Member Reviews
I was expecting this to be a colorful exploration of travel in the Middle Ages. I found it to be too bogged down in tedious details to hold my interest. DNF. The audiobook narration was well done.
Thanks, NetGalley, for the ARC I received. This is my honest and voluntary review.
TW/CW: Violence, religious bigotry, executions, talk of illness and death
REVIEW: I received a free copy of this audiobook from NetGalley and am voluntarily writing an honest review.
A Travel Guide to the Middle Ages is a history book that describes the different ways that people traveled during the Middle Ages, and the challenges and dangers that such travel involved. While the book is overwhelmingly Eurocentric, it does touch a bit on the travels of people from China and eastern Asia as well.
I enjoyed this book, for the most part. Since travel was overwhelmingly religious for Europeans in the Middle Ages, this biggest part of this book details the route that people took from Western Europe to the Holy Lands, and touches on the stops along the way. I found this to be interesting, but I think a little more diversity would have been interesting to read as well.
The narrator (who has an English accent!) is very good. He sounds interested in the subject matter, and it doesn’t just sound like a college lecture. He is easy to understand and brings the book to life nicely.
This book is a delight! Bale examines the written record of what tourism meant in the late medieval period. There is a lot of out dated theology mixed in, but, at the heart of it, we see just how the same these people were, as they make very relatable statements about waits for visa paperwork, lost luggage, bad food, amazing views, making new friends, getting overcharged by the locals, and more. Turns out, the British tourist of today looks a lot like the British tourist of the Middle Ages.
In the book a travel guide to the Middle Ages by Anthony Vale we learn everything it took for Europeans to travel to distant places in what they found when they got there. From the brothels of Venice to the friends homes in Türkiye to the pilgrimage to see the Saints in Rome.
The reasons for travel were mini from cleaning out their humorous wanting a Saints blessing or in the case of one Lord‘s son just because he could. I thought the author did a great job touching on the different classes in each tourist site and the different attractions one would find when they got there from restaurants to early ambassador type buildings welcoming different country men to the places they would stay and the places they would avoid. A common thread through the book was how the plague affected those the author mentioned and what they did to prevent it or get rid of it. My favorite part was learning what these people in medieval times had to do to just prepare for the trip and all that entailed and it’s a lot! I find these books so interesting and find Anthony Bale did a great job and seems he forgot nothing. The book was narrated by Esh Alladi Who did a fine job. I really enjoyed these type of books especially when you get first-hand accounts and cannot get enough of them this is a book I definitely recommend for the curious who love history. I want to thank Tantore audio for my free arc copy via NetGalley please forgive any mistakes as I am blind and dictate my review.
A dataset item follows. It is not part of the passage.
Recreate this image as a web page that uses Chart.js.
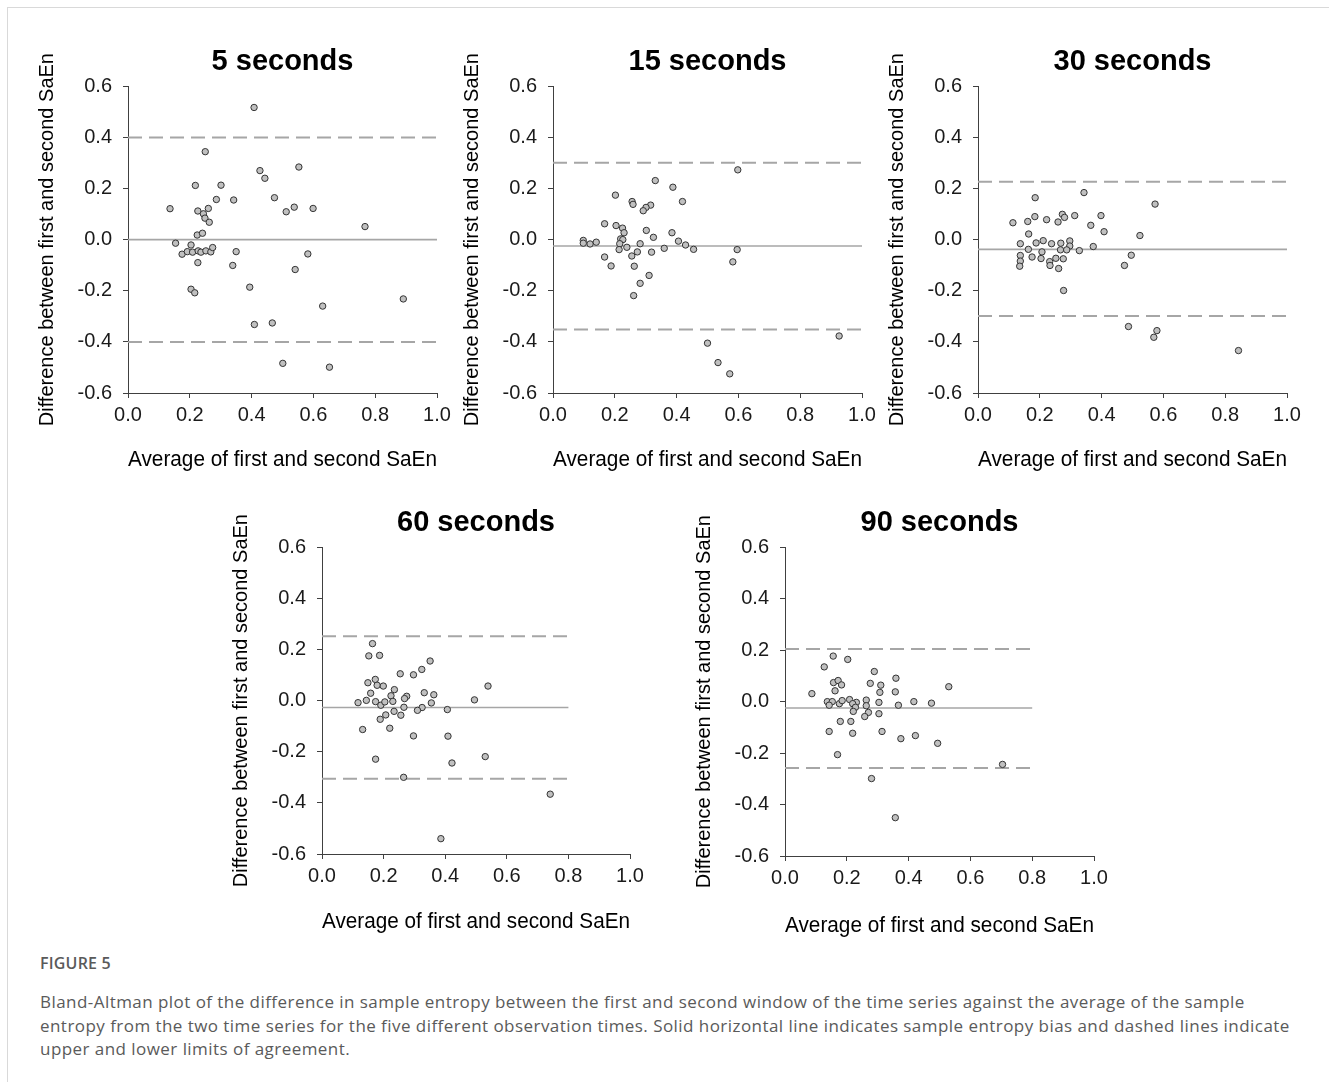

An interesting approach to history, this takes us through regions of the world during the late Middle Ages. It's organized by region and type of travel, rather than fully chronologically, which I think would work better with the eyes than as an audiobook. As someone who studied medieval history and religious pilgrimage in college, and women and gender in Christian mysticism in grad school, most of the saint veneration pilgrimage was not new to me. Most of the travel to the east was also from a western lens, though the author does frame that appropriately from the vantage of 2024.
The ultimate takeaway is that even in the Middle Ages, people enjoyed exploring, and when travel was outside of one's means, many still found a way to do it. I think this is a great starter book to help someone situate themselves in the geopolitical landscape of the Middle Ages, but didn't bring a lot of extra depth for me.
I have a history degree but work at a library as a librarian. I saw this title and got excited. I listened to it and personally could not get into it. I go to church and know a lot about the places that people ventured to during this time. He discusses pilgrimages and journeys. It was a good book for someone who is just getting into this time period but with studying middle age times a lot it just was not for me.
This was an interesting, entertaining, and meaty book. The author brings you along to the world of the Middle Ages and travels with you through different countries at that time. A must read for any history buff.